The Catastrophic Forgetting Breakthrough

Sparse memory fine-tuning (arxiv 2510.15103) reduces forgetting from 89% to 11% by updating only memory slots highly activated by new knowledge. Combined with the ICLR 2025 finding that much "forgetting" is actually alignment degradation (reversible with 50-100 samples), the memory-to-weight pipeline may be more viable than previously thought.

Emerging Consensus

The field converges on token-first, weight-second: store learning in token/memory space (auditable, portable, model-agnostic), distill into weights only for efficiency. Letta's position: "The weights are temporary; the learned context is what persists."


Open Questions

  1. Does activation engineering scale to larger models? All results are on 7B-8B. Do persona vectors remain orthogonal at 70B+?

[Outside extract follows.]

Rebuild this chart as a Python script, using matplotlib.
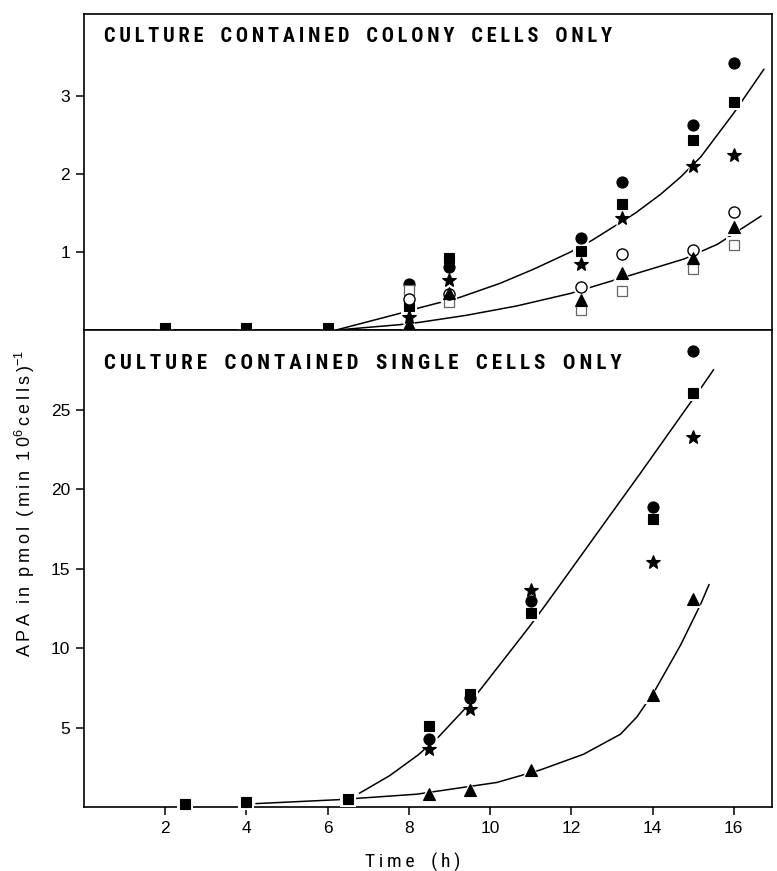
import matplotlib
matplotlib.use("Agg")
import matplotlib.pyplot as plt
import matplotlib.font_manager as fm

plt.rcParams['font.family'] = ['Liberation Sans', 'DejaVu Sans']
plt.rcParams['mathtext.fontset'] = 'custom'
plt.rcParams['mathtext.rm'] = 'Liberation Sans'
plt.rcParams['mathtext.it'] = 'Liberation Sans:italic'

# ---- top panel: colony cells ----
top_sq_time = [2, 4, 6, 8, 9, 12.25, 13.25, 15, 16]
top_sq = [0.03, 0.03, 0.03, 0.31, 0.92, 1.01, 1.61, 2.43, 2.92]
top_time = [8, 9, 12.25, 13.25, 15, 16]
top_circ = [0.59, 0.81, 1.18, 1.90, 2.63, 3.42]
top_osq = [0.51, 0.36, 0.26, 0.50, 0.78, 1.09]
top_ocirc = [0.40, 0.46, 0.55, 0.97, 1.03, 1.51]
top_star = [0.17, 0.64, 0.85, 1.44, 2.10, 2.24]
top_tri = [0.08, 0.48, 0.39, 0.73, 0.92, 1.32]

top_fit1_x = [6.2, 7.82, 8.22, 9.26, 10.25, 11.07, 11.98, 12.51, 13.58, 14.2, 14.69, 15.19, 16.0, 16.74]
top_fit1_y = [0.0, 0.22, 0.28, 0.42, 0.60, 0.78, 1.00, 1.15, 1.50, 1.74, 1.96, 2.22, 2.78, 3.34]
top_fit2_x = [6.2, 7.78, 8.27, 9.42, 10.66, 11.98, 12.55, 13.25, 14.77, 15.6, 16.67]
top_fit2_y = [0.0, 0.07, 0.10, 0.19, 0.31, 0.47, 0.56, 0.67, 0.91, 1.10, 1.46]

# ---- bottom panel: single cells ----
bot_sq_time = [2.5, 4, 6.5, 8.5, 9.5, 11, 14, 15]
bot_sq = [0.23, 0.31, 0.50, 5.11, 7.1, 12.21, 18.14, 26.06]
bot_time = [8.5, 9.5, 11, 14, 15]
bot_circ = [4.32, 6.89, 12.99, 18.87, 28.67]
bot_star = [3.69, 6.18, 13.69, 15.42, 23.26]
bot_tri = [0.82, 1.08, 2.36, 7.07, 13.1]

bot_fit1_x = [6.79, 7.53, 8.23, 8.72, 9.38, 9.79, 10.95, 11.3, 11.81, 12.88, 13.7, 14.81, 15.23, 15.5]
bot_fit1_y = [0.90, 2.0, 3.3, 4.4, 6.2, 7.5, 11.3, 12.5, 14.3, 18.1, 21.0, 25.0, 26.5, 27.5]
bot_fit2_x = [4.24, 6.38, 6.79, 8.19, 10.17, 11.23, 12.3, 13.21, 13.62, 14.07, 14.69, 15.19, 15.39]
bot_fit2_y = [0.24, 0.50, 0.58, 0.83, 1.57, 2.35, 3.34, 4.6, 5.7, 7.4, 10.2, 12.8, 14.0]

x_ticks = [2, 4, 6, 8, 10, 12, 14, 16]
top_yticks = [1, 2, 3]
bot_yticks = [5, 10, 15, 20, 25]


def narrow_font():
    # look for a condensed sans; fall back to plain Liberation Sans
    for fam in ['Liberation Sans Narrow', 'DejaVu Sans Condensed', 'Roboto Condensed',
                'Open Sans Condensed', 'Noto Sans Condensed']:
        try:
            fm.findfont(fm.FontProperties(family=fam), fallback_to_default=False)
            return dict(family=fam)
        except ValueError:
            pass
    for fam in ['Noto Sans', 'DejaVu Sans', 'Roboto', 'Open Sans']:
        p = fm.FontProperties(family=fam, stretch='condensed', weight='bold')
        try:
            f = fm.findfont(p, fallback_to_default=False)
        except ValueError:
            continue
        if 'ondensed' in f or 'arrow' in f:
            return dict(family=fam, stretch='condensed')
    return None


NARROW = narrow_font()


def spaced(s, sep='\u2009'):
    return sep.join(s).replace(sep + ' ' + sep, sep + '  ' + sep)


def pts(ax, x, y, marker, ms, face='black', edge='black', mew=0.8):
    # white halo first so the fitted curves look broken around the symbols
    ax.plot(x, y, ls='none', marker=marker, ms=ms + 4, mfc='white', mec='white',
            mew=0, zorder=3, clip_on=False)
    ax.plot(x, y, ls='none', marker=marker, ms=ms, mfc=face, mec=edge,
            mew=mew, zorder=4, clip_on=False)


fig = plt.figure(figsize=(7.77, 8.71), dpi=100)
left, width = 0.108, 0.886
ax1 = fig.add_axes([left, 0.621, width, 0.363])
ax2 = fig.add_axes([left, 0.073, width, 0.548])

if NARROW:
    title_font = dict(fontweight=600, **NARROW)
    label_font = dict(fontsize=14, fontweight='normal', **NARROW)
    top_title = spaced('CULTURE CONTAINED COLONY CELLS ONLY')
    bot_title = spaced('CULTURE CONTAINED SINGLE CELLS ONLY')
    top_size, bot_size = 14.6, 15.0
else:
    title_font = dict(fontweight='bold')
    label_font = dict(fontsize=13)
    top_title = spaced('CULTURE CONTAINED COLONY CELLS ONLY', '\u200a')
    bot_title = spaced('CULTURE CONTAINED SINGLE CELLS ONLY', '\u200a')
    top_size, bot_size = 13, 13.3

# top panel
ax1.plot(top_fit1_x, top_fit1_y, color='black', lw=1.1, zorder=2)
ax1.plot(top_fit2_x, top_fit2_y, color='black', lw=1.1, zorder=2)
pts(ax1, top_sq_time, top_sq, 's', 7.5)
pts(ax1, top_time, top_circ, 'o', 8)
pts(ax1, top_time, top_osq, 's', 7.5, face='white', edge='#666666', mew=0.9)
pts(ax1, top_time, top_ocirc, 'o', 8, face='white', edge='black', mew=1.0)
pts(ax1, top_time, top_star, '*', 10)
pts(ax1, top_time, top_tri, '^', 9)
ax1.set_xlim(0, 16.95)
ax1.set_ylim(0, 4.05)
ax1.set_yticks(top_yticks)
ax1.set_xticks(x_ticks)
ax1.set_xticklabels([])
ax1.text(0.029, 0.93, top_title, transform=ax1.transAxes,
         ha='left', va='center', fontsize=top_size, **title_font)

# bottom panel
ax2.plot(bot_fit1_x, bot_fit1_y, color='black', lw=1.1, zorder=2)
ax2.plot(bot_fit2_x, bot_fit2_y, color='black', lw=1.1, zorder=2)
pts(ax2, bot_sq_time, bot_sq, 's', 7.5)
pts(ax2, bot_time, bot_circ, 'o', 8)
pts(ax2, bot_time, bot_star, '*', 10)
pts(ax2, bot_time, bot_tri, '^', 9)
ax2.set_xlim(0, 16.95)
ax2.set_ylim(0, 30)
ax2.set_yticks(bot_yticks)
ax2.set_xticks(x_ticks)
ax2.text(0.029, 0.931, bot_title, transform=ax2.transAxes,
         ha='left', va='center', fontsize=bot_size, **title_font)

for ax in (ax1, ax2):
    for sp in ax.spines.values():
        sp.set_linewidth(1.2)
    ax.tick_params(direction='out', length=6, width=1.1, labelsize=12.5, pad=4)

ax2.set_xlabel(spaced('Time (h)'), **label_font)
ax2.xaxis.set_label_coords(0.478, -0.095)
fig.text(0.032, 0.4225,
         '\u2009'.join('APA') + '  i\u2009n  p\u2009m\u2009o\u2009l  (\u2009m\u2009i\u2009n  1\u20090$^{6}$\u2009c\u2009e\u2009l\u2009l\u2009s\u2009)$^{-1}$',
         rotation=90, ha='center', va='center', fontsize=13)

fig.savefig('out.png', dpi=100)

  2. Can the three layers be combined? Memory (facts) + activation steering (personality) + LoRA (domain knowledge) + prompts (situation). No one has built a four-layer personalization stack.

  3. When does distillation become worth it? If retrieval costs X per query and distillation costs Y per training run, at what query volume does memory-to-weight pay off?

  4. Can Doc-to-LoRA handle personality, not just facts? Current results are on factual QA. Can hypernetworks generate personality adapters as effectively as DPO-based character training?

  5. Is Letta's learning-sdk the first step toward the full pipeline? If they ship weight distillation, it would be the first complete memory-to-weight implementation.

  6. Can sparse memory fine-tuning work with standard transformers? The 11% vs 89% result requires non-standard architecture with memory layers.